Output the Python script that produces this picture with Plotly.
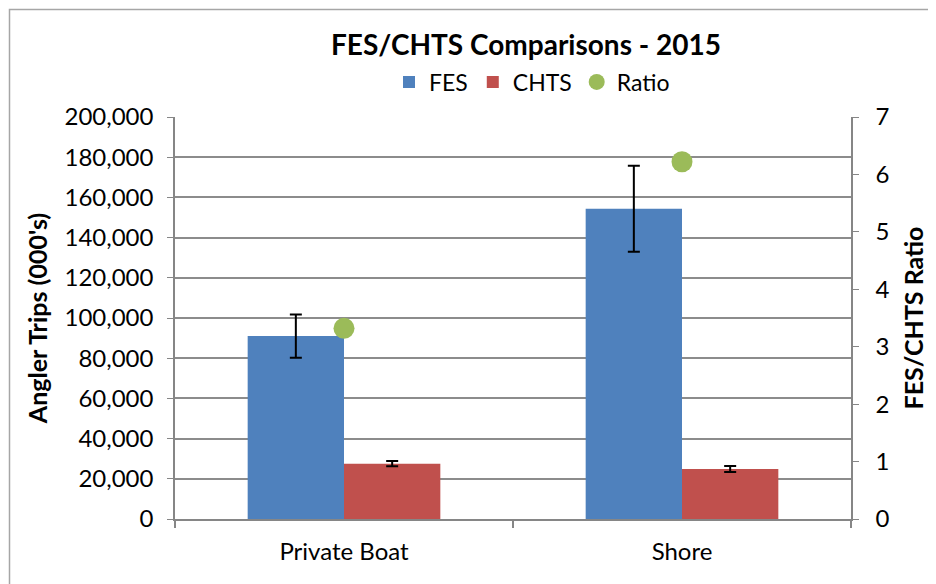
import plotly.graph_objects as go

categories = ["Private Boat", "Shore"]
fes = [91000, 154400]
fes_err = [10800, 21400]
chts = [27500, 24900]
chts_err = [1300, 1500]
ratio = [3.32, 6.22]

FONT = "Lato"
W, H = 936, 584
OFF = 8  # page body margin in the browser
L, R, T, B = 175 - OFF, 85 + OFF, 117 - OFF, 65 + OFF
pw, ph = W - L - R, H - T - B

def px_x(x):
    return (x - OFF - L) / pw

def px_y(y):
    return (H - B - (y - OFF)) / ph

fig = go.Figure()
fig.add_trace(go.Bar(
    name="FES", x=categories, y=fes, marker_color="#4F81BD",
    marker_line_width=0,
    error_y=dict(type="data", array=fes_err, color="black", thickness=2, width=6),
))
fig.add_trace(go.Bar(
    name="CHTS", x=categories, y=chts, marker_color="#C0504D",
    marker_line_width=0,
    error_y=dict(type="data", array=chts_err, color="black", thickness=2, width=6),
))
fig.add_trace(go.Scatter(
    name="Ratio", x=categories, y=ratio, yaxis="y2", mode="markers",
    marker=dict(color="#9BBB59", size=21),
))

fig.update_layout(
    width=W, height=H, autosize=False,
    margin=dict(l=L, r=R, t=T, b=B, autoexpand=False),
    paper_bgcolor="white", plot_bgcolor="white",
    font=dict(family=FONT, size=24, color="black"),
    barmode="group", bargap=0.43, bargroupgap=0,
    title=dict(text="<b>FES/CHTS Comparisons - 2015</b>", x=px_x(526), xref="paper",
               xanchor="center", y=1 - (45 - OFF) / H, yanchor="middle",
               font=dict(family=FONT, size=28)),
    legend=dict(orientation="h", x=px_x(532), xanchor="center", y=px_y(82),
                yanchor="middle", font=dict(size=23), itemwidth=30,
                bgcolor="rgba(0,0,0,0)", tracegroupgap=0),
    xaxis=dict(showline=True, linecolor="#868686", linewidth=2,
               ticks="outside", tickson="boundaries", ticklen=7, tickcolor="#868686",
               tickwidth=1.5, tickfont=dict(size=24), showgrid=False, automargin=False,
               ticklabelstandoff=10),
    yaxis=dict(range=[0, 200000], dtick=20000, tickformat=",d",
               showline=True, linecolor="#868686", linewidth=1.5,
               ticks="outside", ticklen=6, tickcolor="#868686",
               showgrid=True, gridcolor="#8C8C8C", gridwidth=1.5, zeroline=False,
               automargin=False, ticklabelstandoff=9,
               title=dict(text="<b>Angler Trips (000's)</b>", font=dict(size=25), standoff=10),
               tickfont=dict(size=24)),
    yaxis2=dict(range=[0, 7], dtick=1, overlaying="y", side="right",
                showline=True, linecolor="#868686", linewidth=1.5,
                ticks="outside", ticklen=6, tickcolor="#868686",
                showgrid=False, zeroline=False, automargin=False, ticklabelstandoff=12,
                title=dict(text="<b>FES/CHTS Ratio</b>", font=dict(size=25), standoff=17),
                tickfont=dict(size=24)),
    shapes=[dict(type="rect", xref="paper", yref="paper",
                 x0=px_x(9.5), x1=px_x(929), y0=px_y(598), y1=px_y(9.5),
                 line=dict(color="#A6A6A6", width=1.5), fillcolor="rgba(0,0,0,0)",
                 layer="below")],
)

fig.write_html("out.html")
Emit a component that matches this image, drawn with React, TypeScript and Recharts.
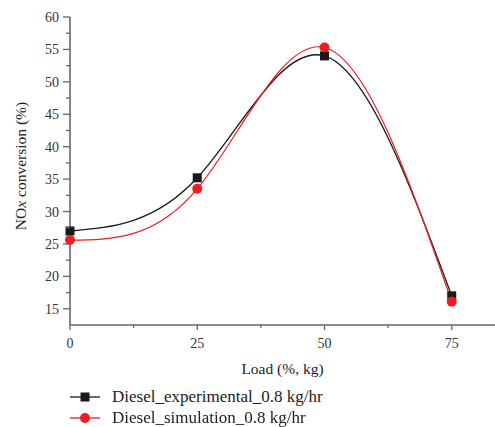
import { LineChart, Line, XAxis, YAxis } from "recharts"

const loads = [0, 25, 50, 75]
const experimental = [27, 35.2, 54, 17]
const simulation = [25.6, 33.5, 55.3, 16.1]
const xTicks = [0, 12.5, 25, 37.5, 50, 62.5, 75]
const xLabels = [0, 25, 50, 75]
const yTicks = [12.5, 15, 17.5, 20, 22.5, 25, 27.5, 30, 32.5, 35, 37.5, 40, 42.5, 45, 47.5, 50, 52.5, 55, 57.5, 60]
const yLabels = [15, 20, 25, 30, 35, 40, 45, 50, 55, 60]

const data = loads.map((load, i) => ({
  load,
  experimental: experimental[i],
  simulation: simulation[i],
}))

const FONT = "'Liberation Serif', 'DejaVu Serif', serif"
const AXIS = "#666"
const BLACK = "#1a1a1a"
const RED = "#ee1c25"

function YTick({ x, y, payload }: any) {
  const major = yLabels.includes(payload.value)
  if (payload.value === 12.5) return null
  return (
    <g>
      <line x1={x - (major ? 7 : 4)} x2={x} y1={y} y2={y} stroke={AXIS} strokeWidth={1.3} />
      {major && (
        <text x={x - 11} y={y} dy={5} textAnchor="end" fontSize={14} fill="#333" fontFamily={FONT}>
          {payload.value}
        </text>
      )}
    </g>
  )
}

function XTick({ x, y, payload }: any) {
  const major = xLabels.includes(payload.value)
  return (
    <g>
      <line x1={x} x2={x} y1={y} y2={y + (major ? 5 : 3)} stroke={AXIS} strokeWidth={1.3} />
      {major && (
        <text x={x} y={y + 23} textAnchor="middle" fontSize={14} fill="#333" fontFamily={FONT}>
          {payload.value}
        </text>
      )}
    </g>
  )
}

function YLabel() {
  return (
    <text
      x={20}
      y={166}
      transform="rotate(-90 20 166)"
      textAnchor="middle"
      dominantBaseline="central"
      fontSize={15.5}
      fill="#222"
      fontFamily={FONT}
    >
      NO<tspan fontStyle="italic">x</tspan> conversion (%)
    </text>
  )
}

function SquareDot({ cx, cy }: any) {
  if (cx == null || cy == null) return null
  return <rect x={cx - 4.5} y={cy - 4.5} width={9} height={9} fill={BLACK} />
}

function CircleDot({ cx, cy }: any) {
  if (cx == null || cy == null) return null
  return <circle cx={cx} cy={cy} r={5} fill={RED} />
}

function LegendBox() {
  const rows = [
    { name: "Diesel_experimental_0.8 kg/hr", color: BLACK, square: true },
    { name: "Diesel_simulation_0.8 kg/hr", color: RED, square: false },
  ]
  return (
    <div style={{ position: "absolute", left: 70, top: 386, fontFamily: FONT, fontSize: 17, color: "#222" }}>
      {rows.map((r) => (
        <div key={r.name} style={{ display: "flex", alignItems: "center", height: 21 }}>
          <svg width={34} height={14} style={{ marginRight: 8 }}>
            <line x1={0} x2={30} y1={7} y2={7} stroke={r.color} strokeWidth={1.3} />
            {r.square ? (
              <rect x={10.5} y={2.5} width={9} height={9} fill={r.color} />
            ) : (
              <circle cx={15} cy={7} r={5} fill={r.color} />
            )}
          </svg>
          <span>{r.name}</span>
        </div>
      ))}
    </div>
  )
}

export default function App() {
  return (
    <div style={{ position: "fixed", left: 0, top: 0, width: 495, height: 427, background: "#fff" }}>
      <LineChart width={495} height={427} data={data} margin={{ top: 17, right: 0, bottom: 42, left: 0 }}>
        <XAxis
          dataKey="load"
          type="number"
          domain={[0, 83.5]}
          ticks={xTicks}
          interval={0}
          height={60}
          tickSize={0}
          tickMargin={0}
          tickLine={false}
          tick={<XTick />}
          axisLine={{ stroke: AXIS, strokeWidth: 1.6 }}
          label={{ value: "Load (%, kg)", position: "insideBottom", offset: 11, fontSize: 15.5, fill: "#222", fontFamily: FONT }}
        />
        <YAxis
          type="number"
          domain={[12.5, 60]}
          ticks={yTicks}
          interval={0}
          width={70}
          tickSize={0}
          tickMargin={0}
          tickLine={false}
          tick={<YTick />}
          axisLine={{ stroke: AXIS, strokeWidth: 1.6 }}
          label={<YLabel />}
        />
        <Line
          type="natural"
          dataKey="experimental"
          stroke={BLACK}
          strokeWidth={1.3}
          dot={<SquareDot />}
          activeDot={false}
          isAnimationActive={false}
        />
        <Line
          type="natural"
          dataKey="simulation"
          stroke={RED}
          strokeWidth={1.2}
          dot={<CircleDot />}
          activeDot={false}
          isAnimationActive={false}
        />
      </LineChart>
      <LegendBox />
    </div>
  )
}
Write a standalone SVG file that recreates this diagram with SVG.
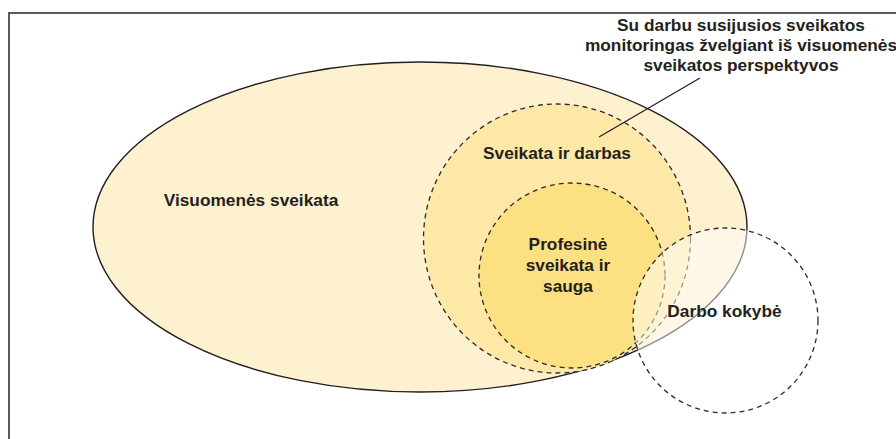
<svg xmlns="http://www.w3.org/2000/svg" width="896" height="439" viewBox="0 0 896 439">
<style>
.lbl{font-family:"Liberation Sans",Arial,sans-serif;font-weight:bold;font-size:17.3px;fill:#231f20;text-anchor:middle}
.dash{stroke:#2b2b2b;stroke-width:1.3;stroke-dasharray:5 4}
</style>
<rect x="9" y="13" width="920" height="460" fill="#fff" stroke="#5a5a5a" stroke-width="2"/>
<g id="visuomenes">
<ellipse cx="420" cy="227" rx="327" ry="165" fill="#fef1d0" stroke="#231f20" stroke-width="1.4"/>
<text class="lbl" x="251" y="206">Visuomenės sveikata</text>
</g>
<g id="sveikata-darbas">
<ellipse cx="557" cy="238.5" rx="133.5" ry="134.5" fill="#fde8a8" class="dash"/>
<text class="lbl" x="557" y="159">Sveikata ir darbas</text>
</g>
<g id="profesine">
<ellipse cx="572" cy="275.5" rx="93" ry="92.5" fill="#fde082" class="dash"/>
<text class="lbl" x="568" y="250">Profesinė</text>
<text class="lbl" x="568" y="271">sveikata ir</text>
<text class="lbl" x="568" y="292">sauga</text>
</g>
<g id="darbo-kokybe">
<circle cx="725.5" cy="320.5" r="92.5" fill="#ffffff" fill-opacity="0.5" class="dash"/>
<text class="lbl" x="724.5" y="317">Darbo kokybė</text>
</g>
<g id="monitoringas">
<text class="lbl" x="741" y="31">Su darbu susijusios sveikatos</text>
<text class="lbl" x="741" y="51">monitoringas žvelgiant iš visuomenės</text>
<text class="lbl" x="741" y="71">sveikatos perspektyvos</text>
</g>
<g id="connectors">
<line x1="700" y1="78" x2="599" y2="137" stroke="#231f20" stroke-width="1.3"/>
</g>
</svg>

- _SET TASK_
Only the lines from the top of the data through the line with "return (H - B - (y - OFF)) / ph" should be quoted, exactly and with both ends kept; skip the pictures.

- _PROBLEM SOLUTION_
Output the Python script that produces this picture with Plotly.
import plotly.graph_objects as go

categories = ["Private Boat", "Shore"]
fes = [91000, 154400]
fes_err = [10800, 21400]
chts = [27500, 24900]
chts_err = [1300, 1500]
ratio = [3.32, 6.22]

FONT = "Lato"
W, H = 936, 584
OFF = 8  # page body margin in the browser
L, R, T, B = 175 - OFF, 85 + OFF, 117 - OFF, 65 + OFF
pw, ph = W - L - R, H - T - B

def px_x(x):
    return (x - OFF - L) / pw

def px_y(y):
    return (H - B - (y - OFF)) / ph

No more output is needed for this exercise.